Records with drawing code:
****

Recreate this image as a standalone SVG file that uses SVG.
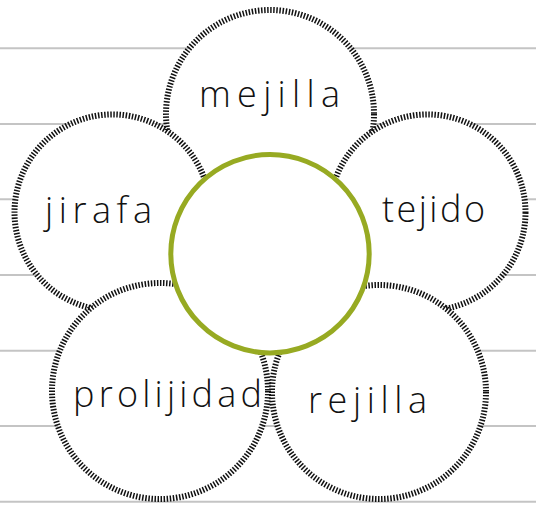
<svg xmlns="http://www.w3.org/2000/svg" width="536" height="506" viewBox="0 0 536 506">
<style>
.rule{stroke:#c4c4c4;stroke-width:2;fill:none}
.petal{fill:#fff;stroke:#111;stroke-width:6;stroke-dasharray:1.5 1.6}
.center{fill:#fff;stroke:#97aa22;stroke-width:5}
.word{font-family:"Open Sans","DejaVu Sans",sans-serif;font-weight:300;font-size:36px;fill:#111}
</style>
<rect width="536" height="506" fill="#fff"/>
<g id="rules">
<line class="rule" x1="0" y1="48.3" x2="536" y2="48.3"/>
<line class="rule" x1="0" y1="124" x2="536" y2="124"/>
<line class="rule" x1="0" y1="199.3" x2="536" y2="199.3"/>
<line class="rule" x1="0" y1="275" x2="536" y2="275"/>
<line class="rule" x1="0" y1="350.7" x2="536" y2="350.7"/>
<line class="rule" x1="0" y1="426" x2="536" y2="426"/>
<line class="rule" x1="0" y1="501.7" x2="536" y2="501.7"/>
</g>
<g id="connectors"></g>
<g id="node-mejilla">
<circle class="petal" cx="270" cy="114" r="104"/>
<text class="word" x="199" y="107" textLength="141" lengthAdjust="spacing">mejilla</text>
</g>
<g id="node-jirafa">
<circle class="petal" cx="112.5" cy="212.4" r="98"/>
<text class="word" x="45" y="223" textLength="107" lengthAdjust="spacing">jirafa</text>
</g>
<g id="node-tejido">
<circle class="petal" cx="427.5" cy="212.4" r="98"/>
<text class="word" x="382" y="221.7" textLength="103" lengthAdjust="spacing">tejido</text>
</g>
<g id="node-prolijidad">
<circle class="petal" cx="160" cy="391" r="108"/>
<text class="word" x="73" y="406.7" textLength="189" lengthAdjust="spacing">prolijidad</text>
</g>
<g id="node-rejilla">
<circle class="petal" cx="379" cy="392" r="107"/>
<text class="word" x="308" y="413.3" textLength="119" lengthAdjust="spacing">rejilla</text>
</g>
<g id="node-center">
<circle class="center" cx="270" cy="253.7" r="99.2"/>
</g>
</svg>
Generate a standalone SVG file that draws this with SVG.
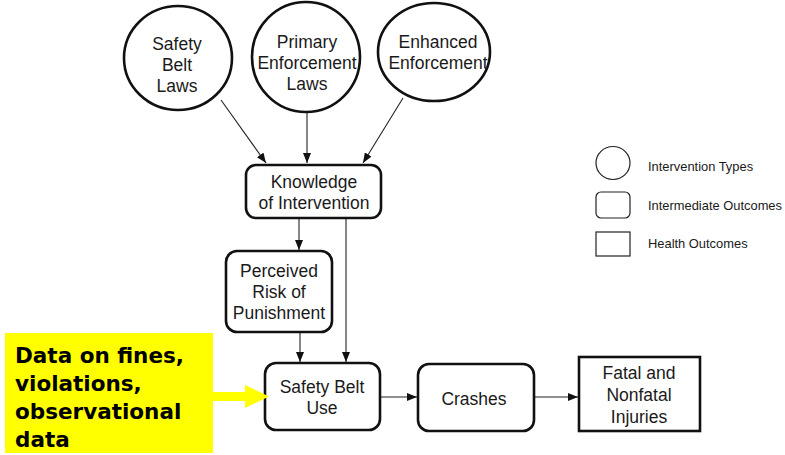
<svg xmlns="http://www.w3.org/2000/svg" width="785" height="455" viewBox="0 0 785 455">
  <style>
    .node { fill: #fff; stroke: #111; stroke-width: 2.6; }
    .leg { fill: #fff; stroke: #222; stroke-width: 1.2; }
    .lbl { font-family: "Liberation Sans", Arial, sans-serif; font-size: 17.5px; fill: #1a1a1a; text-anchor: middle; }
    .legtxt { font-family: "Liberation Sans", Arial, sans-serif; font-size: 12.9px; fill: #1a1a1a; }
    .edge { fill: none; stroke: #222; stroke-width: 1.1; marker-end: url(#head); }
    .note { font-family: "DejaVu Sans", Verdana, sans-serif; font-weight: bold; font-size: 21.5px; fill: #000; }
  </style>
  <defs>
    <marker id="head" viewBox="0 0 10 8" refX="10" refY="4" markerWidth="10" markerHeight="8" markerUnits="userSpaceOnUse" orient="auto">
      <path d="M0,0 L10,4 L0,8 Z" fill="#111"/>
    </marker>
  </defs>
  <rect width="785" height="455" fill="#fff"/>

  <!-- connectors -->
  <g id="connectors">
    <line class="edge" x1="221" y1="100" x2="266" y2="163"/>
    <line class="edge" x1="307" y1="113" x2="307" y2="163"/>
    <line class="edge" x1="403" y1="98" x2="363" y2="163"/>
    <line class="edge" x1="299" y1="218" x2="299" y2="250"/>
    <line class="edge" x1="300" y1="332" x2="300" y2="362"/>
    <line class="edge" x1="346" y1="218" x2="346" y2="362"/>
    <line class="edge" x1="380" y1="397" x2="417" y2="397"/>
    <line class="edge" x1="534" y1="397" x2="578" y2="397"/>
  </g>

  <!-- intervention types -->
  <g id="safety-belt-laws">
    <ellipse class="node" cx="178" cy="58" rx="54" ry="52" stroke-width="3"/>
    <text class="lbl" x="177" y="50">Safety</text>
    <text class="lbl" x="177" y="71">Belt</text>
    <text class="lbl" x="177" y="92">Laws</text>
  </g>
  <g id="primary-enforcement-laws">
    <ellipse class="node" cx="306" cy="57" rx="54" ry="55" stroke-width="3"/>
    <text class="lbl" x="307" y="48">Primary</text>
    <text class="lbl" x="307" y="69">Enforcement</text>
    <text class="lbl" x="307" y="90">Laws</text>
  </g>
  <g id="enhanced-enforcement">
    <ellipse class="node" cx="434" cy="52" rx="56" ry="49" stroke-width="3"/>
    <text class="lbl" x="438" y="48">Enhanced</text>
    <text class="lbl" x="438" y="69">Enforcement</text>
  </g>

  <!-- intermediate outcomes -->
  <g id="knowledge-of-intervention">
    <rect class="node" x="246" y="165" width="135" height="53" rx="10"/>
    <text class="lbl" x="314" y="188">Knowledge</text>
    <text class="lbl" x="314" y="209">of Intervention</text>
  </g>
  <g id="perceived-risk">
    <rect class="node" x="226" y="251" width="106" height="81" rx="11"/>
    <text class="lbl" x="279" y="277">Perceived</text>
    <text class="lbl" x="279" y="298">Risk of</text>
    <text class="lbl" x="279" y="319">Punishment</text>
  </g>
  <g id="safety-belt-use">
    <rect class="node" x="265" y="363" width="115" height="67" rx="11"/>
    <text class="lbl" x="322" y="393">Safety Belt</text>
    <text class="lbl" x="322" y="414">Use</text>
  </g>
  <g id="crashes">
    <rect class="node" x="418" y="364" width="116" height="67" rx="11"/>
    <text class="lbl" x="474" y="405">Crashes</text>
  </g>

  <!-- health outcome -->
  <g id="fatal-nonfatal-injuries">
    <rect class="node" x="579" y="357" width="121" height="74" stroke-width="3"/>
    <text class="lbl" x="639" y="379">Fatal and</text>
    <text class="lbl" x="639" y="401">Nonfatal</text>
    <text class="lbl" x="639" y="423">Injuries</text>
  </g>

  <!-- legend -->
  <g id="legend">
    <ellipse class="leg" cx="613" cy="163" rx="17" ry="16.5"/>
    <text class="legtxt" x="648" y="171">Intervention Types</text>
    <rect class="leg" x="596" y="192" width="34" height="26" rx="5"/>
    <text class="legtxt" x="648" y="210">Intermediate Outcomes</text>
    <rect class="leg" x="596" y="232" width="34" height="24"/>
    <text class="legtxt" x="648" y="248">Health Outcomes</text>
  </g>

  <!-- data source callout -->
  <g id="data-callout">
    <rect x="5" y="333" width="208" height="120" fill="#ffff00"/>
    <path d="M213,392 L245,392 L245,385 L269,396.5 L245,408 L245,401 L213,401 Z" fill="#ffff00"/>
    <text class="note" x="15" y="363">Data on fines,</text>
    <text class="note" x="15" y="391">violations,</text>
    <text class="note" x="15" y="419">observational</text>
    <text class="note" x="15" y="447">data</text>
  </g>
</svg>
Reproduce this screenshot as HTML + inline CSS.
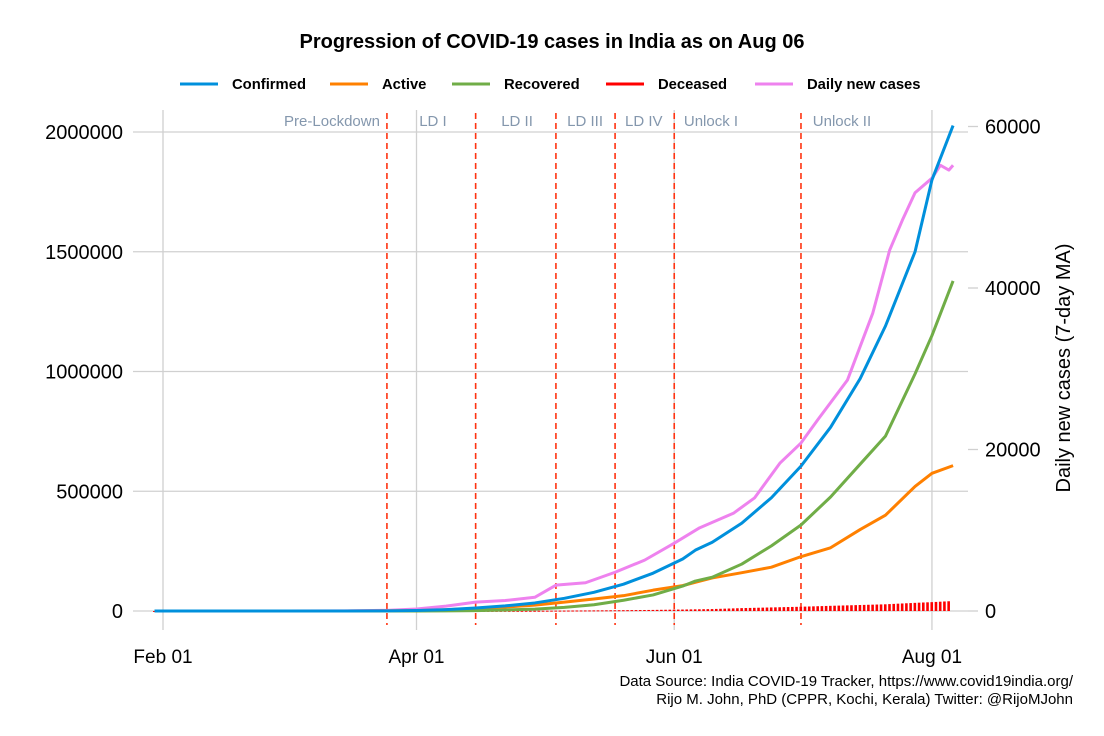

****

Look over the material above and show each line where "that" appears.

Recreate this image as a standalone SVG file that uses SVG.
Generate a standalone SVG file that draws this with SVG.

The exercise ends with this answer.